Esteemed Mr President, ladies and gentlemen, Romania and Slovenia are also bound together by the efforts of both countries to join the European Union and NATO. In this we are not competing to see who will get into one or the other integration first; rather we are cooperating and helping each other. We are bound together by an awareness that the world has become strongly interdependent, and that for this reason there is a moral duty for us to cooperate in the struggle being waged by the world community of democratic countries against international terrorism, just as we are all bound to contribute to ensuring that the globalised world will not divide people, nations and states into those with a future and those that have no hope of a better life and are trapped in poverty and dissatisfaction. The world belongs to all of humankind, and it will be safe when all people have the right to their own opportunities, and when we are all aware that everyone is responsible not only to themselves for their actions, but also to the entire international community and all of humankind.

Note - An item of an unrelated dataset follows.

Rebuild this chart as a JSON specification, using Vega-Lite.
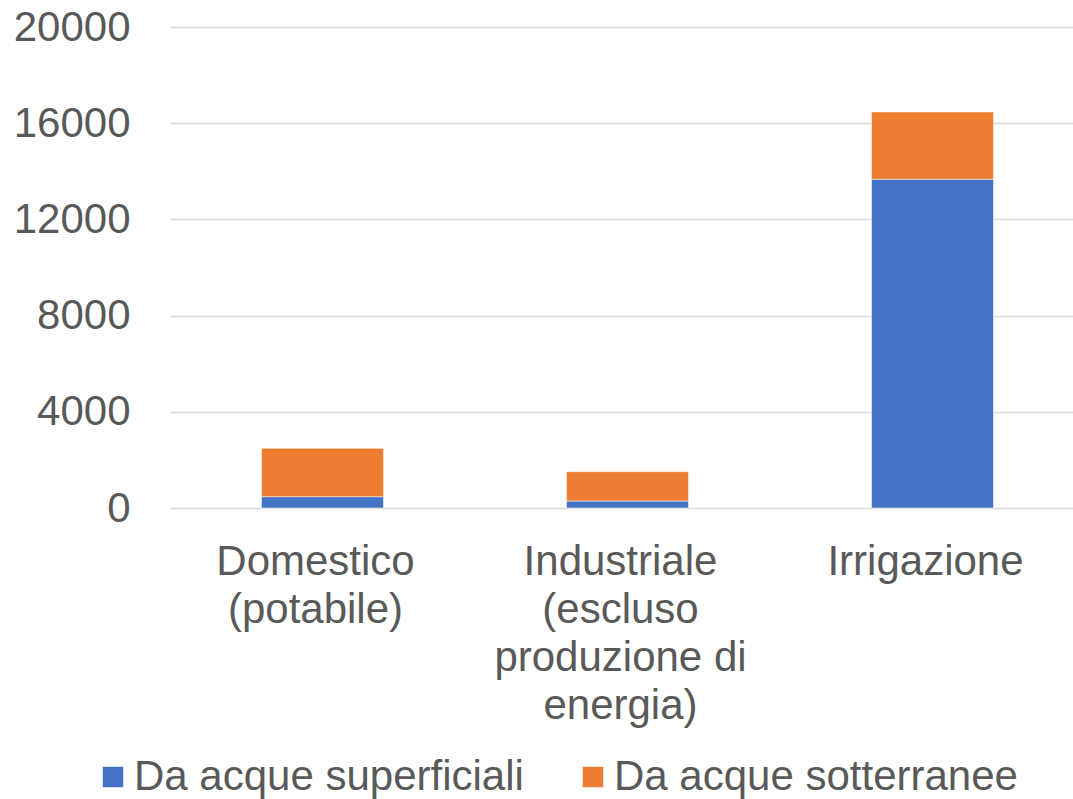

Our countries are also bound together by the commitment to seeing the south-eastern part of Europe enjoy peace and development as soon as possible. I do not doubt that, as a close neighbour of that region, Romania is aware of how deeply entrenched are the roots of evil, which for ten years wreaked destruction on the western Balkans, stripped people of their rights, destroyed their human dignity and took away their lives. Today the situation has improved somewhat, thanks in large part to the efforts of Romania. Yet we will only be able to talk more seriously of a lasting peace and of the realistic prospects for the development of this region when Europe delves more deeply into the reasons that led the western Balkans to such a tragic decade. For this reason, on this special occasion, Mr President, ladies and gentlemen, I express the hope that this day will arrive as soon as possible, and that responsibility for the political future of the Balkans will be assumed by all European countries, in the knowledge that the Balkan problem is a European problem.

Esteemed Mr President, permit me to take this opportunity to thank you also for your substantive contribution at the meeting of Central European presidents, which I hosted recently in Slovenia. I believe that the meeting contributed to this better understanding of our views and positions, and that this strengthened our personal friendship and trust.

Romania and Slovenia have much in common, so I therefore raise my glass to Romania and the prosperity of its people, to our cooperation, to a united Europe and its future, to a peaceful and more just world, to you, Mr President, to you, Mrs Iliescu, and to your personal happiness and successful work, ladies and gentlemen.